___ COLLECTED DATA

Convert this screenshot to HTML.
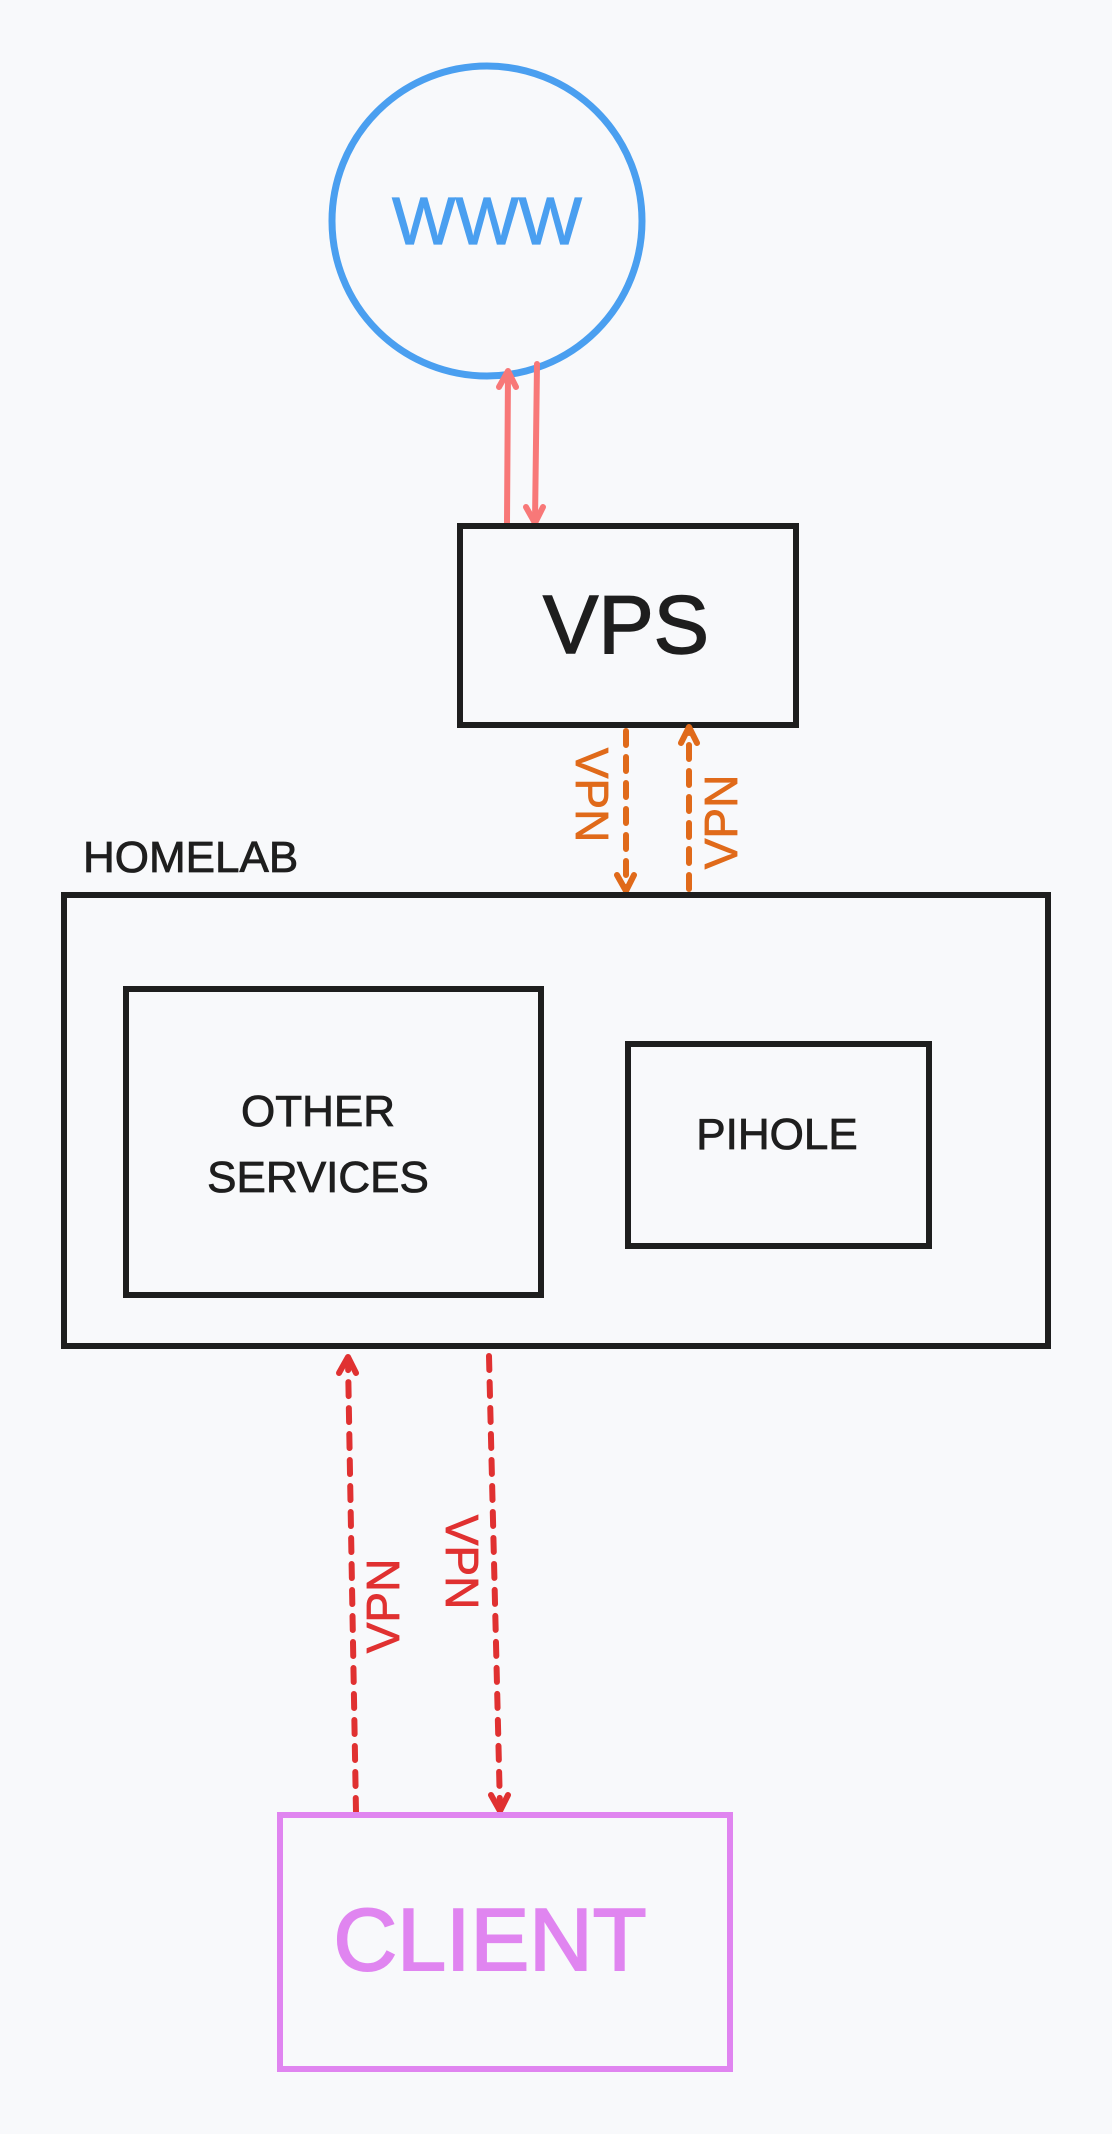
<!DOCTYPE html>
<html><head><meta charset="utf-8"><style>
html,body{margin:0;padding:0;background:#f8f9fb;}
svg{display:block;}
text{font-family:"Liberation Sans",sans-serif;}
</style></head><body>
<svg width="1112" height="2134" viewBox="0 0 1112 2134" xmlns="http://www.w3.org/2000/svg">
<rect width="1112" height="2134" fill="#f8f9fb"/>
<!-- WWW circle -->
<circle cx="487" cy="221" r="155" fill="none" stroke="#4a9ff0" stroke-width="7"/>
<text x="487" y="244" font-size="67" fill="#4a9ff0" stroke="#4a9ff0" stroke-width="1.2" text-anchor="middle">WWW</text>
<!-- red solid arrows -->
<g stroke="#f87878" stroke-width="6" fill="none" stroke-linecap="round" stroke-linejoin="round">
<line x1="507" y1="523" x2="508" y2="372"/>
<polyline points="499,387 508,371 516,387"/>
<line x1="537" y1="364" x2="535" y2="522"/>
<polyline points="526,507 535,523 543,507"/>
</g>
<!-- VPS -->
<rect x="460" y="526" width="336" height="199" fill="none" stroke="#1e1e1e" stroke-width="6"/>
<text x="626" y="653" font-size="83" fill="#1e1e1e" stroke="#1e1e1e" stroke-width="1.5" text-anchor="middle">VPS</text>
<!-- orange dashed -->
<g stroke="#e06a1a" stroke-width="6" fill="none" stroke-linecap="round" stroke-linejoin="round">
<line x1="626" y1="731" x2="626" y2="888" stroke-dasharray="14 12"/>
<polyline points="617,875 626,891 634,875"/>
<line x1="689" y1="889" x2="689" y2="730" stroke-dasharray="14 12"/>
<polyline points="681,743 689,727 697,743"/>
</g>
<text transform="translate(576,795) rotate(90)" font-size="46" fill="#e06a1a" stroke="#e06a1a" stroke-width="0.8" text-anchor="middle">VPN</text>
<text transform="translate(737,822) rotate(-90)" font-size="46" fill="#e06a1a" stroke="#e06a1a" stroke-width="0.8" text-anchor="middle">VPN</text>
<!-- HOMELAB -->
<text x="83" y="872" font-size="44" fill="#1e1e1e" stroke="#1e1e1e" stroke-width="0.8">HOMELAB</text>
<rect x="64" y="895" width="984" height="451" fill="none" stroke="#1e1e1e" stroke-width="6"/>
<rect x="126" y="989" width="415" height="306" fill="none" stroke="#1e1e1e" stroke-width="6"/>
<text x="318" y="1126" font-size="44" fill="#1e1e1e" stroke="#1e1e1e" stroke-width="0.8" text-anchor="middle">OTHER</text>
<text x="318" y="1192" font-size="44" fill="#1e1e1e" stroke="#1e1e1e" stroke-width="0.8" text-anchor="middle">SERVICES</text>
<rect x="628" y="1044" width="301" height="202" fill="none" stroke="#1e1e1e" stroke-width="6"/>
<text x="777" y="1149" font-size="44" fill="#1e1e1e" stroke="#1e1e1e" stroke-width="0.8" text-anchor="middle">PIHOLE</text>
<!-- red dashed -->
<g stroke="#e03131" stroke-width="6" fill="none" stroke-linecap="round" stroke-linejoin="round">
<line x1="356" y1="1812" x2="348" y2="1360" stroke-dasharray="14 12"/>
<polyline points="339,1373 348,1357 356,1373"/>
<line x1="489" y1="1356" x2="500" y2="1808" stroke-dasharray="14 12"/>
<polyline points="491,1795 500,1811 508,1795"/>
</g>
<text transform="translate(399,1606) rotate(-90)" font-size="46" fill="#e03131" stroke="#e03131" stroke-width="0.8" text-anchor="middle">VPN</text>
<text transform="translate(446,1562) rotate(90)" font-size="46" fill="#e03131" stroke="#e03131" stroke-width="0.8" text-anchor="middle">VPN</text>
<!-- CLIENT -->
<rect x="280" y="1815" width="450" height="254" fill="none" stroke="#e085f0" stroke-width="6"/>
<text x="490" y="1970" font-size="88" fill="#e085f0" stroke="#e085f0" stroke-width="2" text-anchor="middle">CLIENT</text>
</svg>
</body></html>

______

• GIVEN TASK: Go through the data above and transcribe it in full, omitting any image.

• SOLUTION FOR THIS TASK:
Convert this screenshot to HTML.
<!DOCTYPE html>
<html><head><meta charset="utf-8"><style>
html,body{margin:0;padding:0;background:#f8f9fb;}
svg{display:block;}
text{font-family:"Liberation Sans",sans-serif;}
</style></head><body>
<svg width="1112" height="2134" viewBox="0 0 1112 2134" xmlns="http://www.w3.org/2000/svg">
<rect width="1112" height="2134" fill="#f8f9fb"/>
<!-- WWW circle -->
<circle cx="487" cy="221" r="155" fill="none" stroke="#4a9ff0" stroke-width="7"/>
<text x="487" y="244" font-size="67" fill="#4a9ff0" stroke="#4a9ff0" stroke-width="1.2" text-anchor="middle">WWW</text>
<!-- red solid arrows -->
<g stroke="#f87878" stroke-width="6" fill="none" stroke-linecap="round" stroke-linejoin="round">
<line x1="507" y1="523" x2="508" y2="372"/>
<polyline points="499,387 508,371 516,387"/>
<line x1="537" y1="364" x2="535" y2="522"/>
<polyline points="526,507 535,523 543,507"/>
</g>
<!-- VPS -->
<rect x="460" y="526" width="336" height="199" fill="none" stroke="#1e1e1e" stroke-width="6"/>
<text x="626" y="653" font-size="83" fill="#1e1e1e" stroke="#1e1e1e" stroke-width="1.5" text-anchor="middle">VPS</text>
<!-- orange dashed -->
<g stroke="#e06a1a" stroke-width="6" fill="none" stroke-linecap="round" stroke-linejoin="round">
<line x1="626" y1="731" x2="626" y2="888" stroke-dasharray="14 12"/>
<polyline points="617,875 626,891 634,875"/>
<line x1="689" y1="889" x2="689" y2="730" stroke-dasharray="14 12"/>
<polyline points="681,743 689,727 697,743"/>
</g>
<text transform="translate(576,795) rotate(90)" font-size="46" fill="#e06a1a" stroke="#e06a1a" stroke-width="0.8" text-anchor="middle">VPN</text>
<text transform="translate(737,822) rotate(-90)" font-size="46" fill="#e06a1a" stroke="#e06a1a" stroke-width="0.8" text-anchor="middle">VPN</text>
<!-- HOMELAB -->
<text x="83" y="872" font-size="44" fill="#1e1e1e" stroke="#1e1e1e" stroke-width="0.8">HOMELAB</text>
<rect x="64" y="895" width="984" height="451" fill="none" stroke="#1e1e1e" stroke-width="6"/>
<rect x="126" y="989" width="415" height="306" fill="none" stroke="#1e1e1e" stroke-width="6"/>
<text x="318" y="1126" font-size="44" fill="#1e1e1e" stroke="#1e1e1e" stroke-width="0.8" text-anchor="middle">OTHER</text>
<text x="318" y="1192" font-size="44" fill="#1e1e1e" stroke="#1e1e1e" stroke-width="0.8" text-anchor="middle">SERVICES</text>
<rect x="628" y="1044" width="301" height="202" fill="none" stroke="#1e1e1e" stroke-width="6"/>
<text x="777" y="1149" font-size="44" fill="#1e1e1e" stroke="#1e1e1e" stroke-width="0.8" text-anchor="middle">PIHOLE</text>
<!-- red dashed -->
<g stroke="#e03131" stroke-width="6" fill="none" stroke-linecap="round" stroke-linejoin="round">
<line x1="356" y1="1812" x2="348" y2="1360" stroke-dasharray="14 12"/>
<polyline points="339,1373 348,1357 356,1373"/>
<line x1="489" y1="1356" x2="500" y2="1808" stroke-dasharray="14 12"/>
<polyline points="491,1795 500,1811 508,1795"/>
</g>
<text transform="translate(399,1606) rotate(-90)" font-size="46" fill="#e03131" stroke="#e03131" stroke-width="0.8" text-anchor="middle">VPN</text>
<text transform="translate(446,1562) rotate(90)" font-size="46" fill="#e03131" stroke="#e03131" stroke-width="0.8" text-anchor="middle">VPN</text>
<!-- CLIENT -->
<rect x="280" y="1815" width="450" height="254" fill="none" stroke="#e085f0" stroke-width="6"/>
<text x="490" y="1970" font-size="88" fill="#e085f0" stroke="#e085f0" stroke-width="2" text-anchor="middle">CLIENT</text>
</svg>
</body></html>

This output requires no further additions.